Today, O.J. Simpson is associated with the events of June 17, 1994, the wildest day in sports history. With multiple major events going on, including an incredible NBA Finals Game 5, Simpson burst to the forefront. Even that game took a backseat to the infamous events unfolding between a fleet of police and a certain white Ford Bronco.
The brutal murders of Nicole Brown and Ron Goldman have not been solved officially. But one thing is for sure: Simpson is an unstable person. Some doctors, including the one who discovered CTE, think head trauma might play a part in Simpson’s erratic behavior.

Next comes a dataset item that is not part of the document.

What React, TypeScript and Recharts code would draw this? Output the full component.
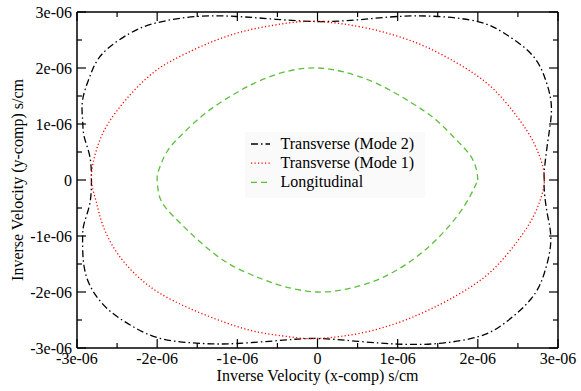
import React from 'react';
import { LineChart, Line, XAxis, YAxis, Legend } from 'recharts';

// All values are in units of 1e-06 s/cm
const TICK_VALUES = [-3, -2.5, -2, -1.5, -1, -0.5, 0, 0.5, 1, 1.5, 2, 2.5, 3];
const MAJOR_VALUES = [-3, -2, -1, 0, 1, 2, 3];
const TICK_LABELS = ['-3e-06', '-2e-06', '-1e-06', '0', '1e-06', '2e-06', '3e-06'];

const SERIES_NAMES = ['Transverse (Mode 2)', 'Transverse (Mode 1)', 'Longitudinal'];

const mode2Pts: [number, number][] = [
  [2.83, 0], [2.83, 0.18], [2.87, 0.66], [2.91, 1.07], [2.91, 1.43], [2.83, 1.85], [2.66, 2.26],
  [2.33, 2.62], [2.0, 2.83], [1.5, 2.92], [1.0, 2.92], [0.5, 2.86], [0, 2.83],
  [-0.52, 2.87], [-1.01, 2.92], [-1.51, 2.92], [-2.0, 2.81], [-2.34, 2.62], [-2.68, 2.26],
  [-2.84, 1.85], [-2.93, 1.43], [-2.93, 1.07], [-2.91, 0.77], [-2.84, 0.42], [-2.82, 0],
  [-2.84, -0.42], [-2.91, -0.77], [-2.93, -1.04], [-2.92, -1.45], [-2.84, -1.88], [-2.62, -2.3],
  [-2.3, -2.62], [-1.93, -2.84], [-1.43, -2.92], [-1.01, -2.92], [-0.43, -2.86], [0, -2.83],
  [0.5, -2.88], [1.0, -2.93], [1.5, -2.92], [2.0, -2.80], [2.33, -2.56], [2.66, -2.13],
  [2.83, -1.66], [2.91, -1.10], [2.87, -0.63], [2.83, -0.21], [2.83, 0],
];

const mode1Pts: [number, number][] = [
  [2.83, 0], [2.81, 0.24], [2.70, 0.66], [2.49, 1.13], [2.16, 1.67], [1.75, 2.08], [1.25, 2.44],
  [0.62, 2.71], [0, 2.83], [-0.43, 2.79], [-0.85, 2.68], [-1.26, 2.50], [-1.64, 2.26],
  [-1.97, 2.0], [-2.26, 1.64], [-2.51, 1.22], [-2.68, 0.83], [-2.78, 0.42], [-2.82, 0],
  [-2.76, -0.39], [-2.68, -0.80], [-2.51, -1.28], [-2.26, -1.70], [-1.97, -2.02], [-1.60, -2.29],
  [-1.18, -2.53], [-0.76, -2.71], [-0.35, -2.80], [0, -2.83], [0.62, -2.71], [1.25, -2.41],
  [1.75, -2.05], [2.16, -1.64], [2.49, -1.10], [2.70, -0.63], [2.81, -0.21], [2.83, 0],
];

const longitudinalPts: [number, number][] = [
  [2.0, 0], [1.98, 0.2], [1.9, 0.45], [1.73, 0.72], [1.48, 1.07], [1.15, 1.40], [0.73, 1.73],
  [0.33, 1.93], [0, 2.0], [-0.35, 1.95], [-0.74, 1.76], [-1.08, 1.50], [-1.41, 1.18],
  [-1.70, 0.80], [-1.88, 0.50], [-1.98, 0.18], [-2.0, 0], [-1.97, -0.3], [-1.88, -0.52],
  [-1.72, -0.76], [-1.43, -1.15], [-1.10, -1.50], [-0.76, -1.73], [-0.42, -1.90], [0, -2.0],
  [0.42, -1.93], [0.83, -1.73], [1.21, -1.40], [1.50, -1.04], [1.75, -0.63], [1.91, -0.27], [2.0, 0],
];

const toData = (pts: [number, number][]) => pts.map(([x, y]) => ({ x, y }));

const FONT = "Liberation Serif, Times New Roman, serif";
const COLORS = ['#000000', '#ff0000', '#5cbf3c'];
const DASHES = ['7 3 1.5 3', '1.2 2.3', '6 4'];

function makeTick(side: 'bottom' | 'top' | 'left' | 'right') {
  return (props: any) => {
    const { x, y, payload } = props;
    const v = payload.value;
    const idx = MAJOR_VALUES.indexOf(v);
    const major = idx >= 0;
    const len = major ? 9 : 5;
    let line;
    let label = null;
    if (side === 'bottom') {
      line = <line x1={x} y1={y} x2={x} y2={y - len} stroke="#000" strokeWidth={1.2} />;
      if (major)
        label = (
          <text x={x} y={y + 16} textAnchor="middle" fontFamily={FONT} fontSize={16} fill="#000">
            {TICK_LABELS[idx]}
          </text>
        );
    } else if (side === 'top') {
      line = <line x1={x} y1={y} x2={x} y2={y + len} stroke="#000" strokeWidth={1.2} />;
    } else if (side === 'left') {
      line = <line x1={x} y1={y} x2={x + len} y2={y} stroke="#000" strokeWidth={1.2} />;
      if (major)
        label = (
          <text x={x - 5} y={y + 5.5} textAnchor="end" fontFamily={FONT} fontSize={16} fill="#000">
            {TICK_LABELS[idx]}
          </text>
        );
    } else {
      line = <line x1={x} y1={y} x2={x - len} y2={y} stroke="#000" strokeWidth={1.2} />;
    }
    return (
      <g>
        {line}
        {label}
      </g>
    );
  };
}

const renderLegend = () => (
  <svg width={180} height={66} style={{ display: 'block' }}>
    <rect x={0} y={0} width={180} height={66} fill="#fafafa" />
    {SERIES_NAMES.map((name, i) => (
      <g key={name}>
        <line
          x1={6}
          x2={25}
          y1={12 + i * 19.2}
          y2={12 + i * 19.2}
          stroke={COLORS[i]}
          strokeWidth={1.3}
          strokeDasharray={DASHES[i]}
        />
        <text x={35.5} y={16.5 + i * 19.2} fontFamily={FONT} fontSize={16} fill="#000">
          {name}
        </text>
      </g>
    ))}
  </svg>
);

export default function App() {
  const series = [mode2Pts, mode1Pts, longitudinalPts];
  return (
    <div style={{ position: 'absolute', left: 0, top: 0, background: '#fff' }}>
      <LineChart width={581} height={391} margin={{ top: 11, right: 22, bottom: 42, left: 8 }}>
        <XAxis
          xAxisId="main"
          type="number"
          dataKey="x"
          domain={[-3, 3]}
          ticks={TICK_VALUES}
          interval={0}
          allowDataOverflow
          height={1}
          tickSize={0}
          tickMargin={0}
          tickLine={false}
          axisLine={{ stroke: '#000', strokeWidth: 1.5 }}
          tick={makeTick('bottom')}
          label={{
            content: (p: any) => {
              const vb = p.viewBox || { x: 77, y: 348, width: 481 };
              return (
                <text x={vb.x + vb.width / 2} y={381} textAnchor="middle" fontFamily={FONT} fontSize={16} fill="#000">
                  Inverse Velocity (x-comp) s/cm
                </text>
              );
            },
          }}
        />
        <XAxis
          xAxisId="top"
          orientation="top"
          type="number"
          dataKey="x"
          domain={[-3, 3]}
          ticks={TICK_VALUES}
          interval={0}
          allowDataOverflow
          height={1}
          tickSize={0}
          tickMargin={0}
          tickLine={false}
          axisLine={{ stroke: '#000', strokeWidth: 1.5 }}
          tick={makeTick('top')}
        />
        <YAxis
          yAxisId="main"
          type="number"
          dataKey="y"
          domain={[-3, 3]}
          ticks={TICK_VALUES}
          interval={0}
          allowDataOverflow
          width={69}
          tickSize={0}
          tickMargin={0}
          tickLine={false}
          axisLine={{ stroke: '#000', strokeWidth: 1.5 }}
          tick={makeTick('left')}
          label={{
            content: (p: any) => {
              const vb = p.viewBox || { x: 8, y: 12, height: 336 };
              const cy = vb.y + vb.height / 2;
              return (
                <text
                  x={23}
                  y={cy}
                  transform={`rotate(-90, 23, ${cy})`}
                  textAnchor="middle"
                  fontFamily={FONT}
                  fontSize={16}
                  fill="#000"
                >
                  Inverse Velocity (y-comp) s/cm
                </text>
              );
            },
          }}
        />
        <YAxis
          yAxisId="right"
          orientation="right"
          type="number"
          dataKey="y"
          domain={[-3, 3]}
          ticks={TICK_VALUES}
          interval={0}
          allowDataOverflow
          width={1}
          tickSize={0}
          tickMargin={0}
          tickLine={false}
          axisLine={{ stroke: '#000', strokeWidth: 1.5 }}
          tick={makeTick('right')}
        />
        <Legend
          layout="vertical"
          align="center"
          verticalAlign="middle"
          wrapperStyle={{ position: 'absolute', left: 245, top: 132, width: 180, height: 66 }}
          content={renderLegend}
        />
        {series.map((pts, i) => (
          <Line
            key={SERIES_NAMES[i]}
            name={SERIES_NAMES[i]}
            xAxisId="main"
            yAxisId="main"
            data={toData(pts)}
            dataKey="y"
            type="natural"
            stroke={COLORS[i]}
            strokeWidth={1.3}
            strokeDasharray={DASHES[i]}
            dot={false}
            activeDot={false}
            isAnimationActive={false}
          />
        ))}
        <Line
          xAxisId="top"
          yAxisId="right"
          data={toData(longitudinalPts)}
          dataKey="y"
          stroke="none"
          dot={false}
          activeDot={false}
          legendType="none"
          isAnimationActive={false}
        />
      </LineChart>
    </div>
  );
}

Another aspect could be his upbringing, in particular, his difficult relationship with his father.
O.J. Simpson’s difficult childhood and NFL stardom
Simpson was once a beloved American institution. His gridiron heroics are still the stuff of fond recollections, even knowing what his later life would become. But his life before the game provides some hints to how a seemingly lovable guy with a big smile could end up as notorious as Simpson has.
Simpson grew up in the Potrero Hill neighborhood of San Francisco, according to Biography. In the 1950s, this was an impoverished, frequently dangerous place to live. His parents divorced in 1952, leaving Simpson’s mother to raise four children alone.
Simpson struggled in school, and due to suffering from rickets as a child, didn’t blossom in football until high school. As noted in the critically-acclaimed documentary O.J.: Made In America, Simpson mostly spent his days “hustling.” In the absence of a father figure, local petty criminals filled in the gap. In this context, Simpson’s bizarre 2007 Las Vegas theft actually has some precedent.
Simpson’s father eventually revealed he was gay
Even when Simpson’s father was around, the man was intense and abusive toward the family. Made In America, in the early episodes, goes to great pains to reveal just how terse this relationship was. Clearly, for anyone, this kind of upbringing was traumatic.
A revaluation that once existed only in rumors was confirmed, giving yet more context to why Simpson’s father was so difficult. He was a closeted gay man, reports CBS Sports, and people in the Potrero Hill neighborhood were aware of it. Given the anecdotes shared in that 30 For 30 documentary, it’s likely that Simpson knew this even as a child.
How Simpson reconnected with his father before his passing
Despite all the adversity inherent to Simpson’s upbringing, he grew to become a record-breaking NFL running back. As his fame grew, he reportedly reconnected with his father, as recounted by Business Insider. There is little public record of the substance of their renewed ties, beyond the two being seen in public together.
Jet Magazine noted, in a contemporaneous account, that Simpson’s father was present at Simpson’s Pro Football Hall of Fame induction in 1985. He died not long after, in 1986. Here is where things get murky.
Jet Magazine reported that he died of complications from the AIDS virus. His official obituary, however, notes his cause of death as “cancer.” The LA Times simply referred to him in a 2001 piece as “a one-time bank custodian,” with no elaboration on how he passed.
Whatever the legacy between the two was, and the context of his passing, Simpson developed a noted disdain for homosexuality. Business Insider recounts an incident, which appears in Made In America, that several of Simpson’s friends were aware of. Brown sat her son down in a LA restaurant.
Simpson, claiming the man next to the boy was gay, became enraged. He allegedly assaulted Brown over the issue that evening. Made In America implies that Simpson’s abusiveness, at least in part, related to his difficulties with his father.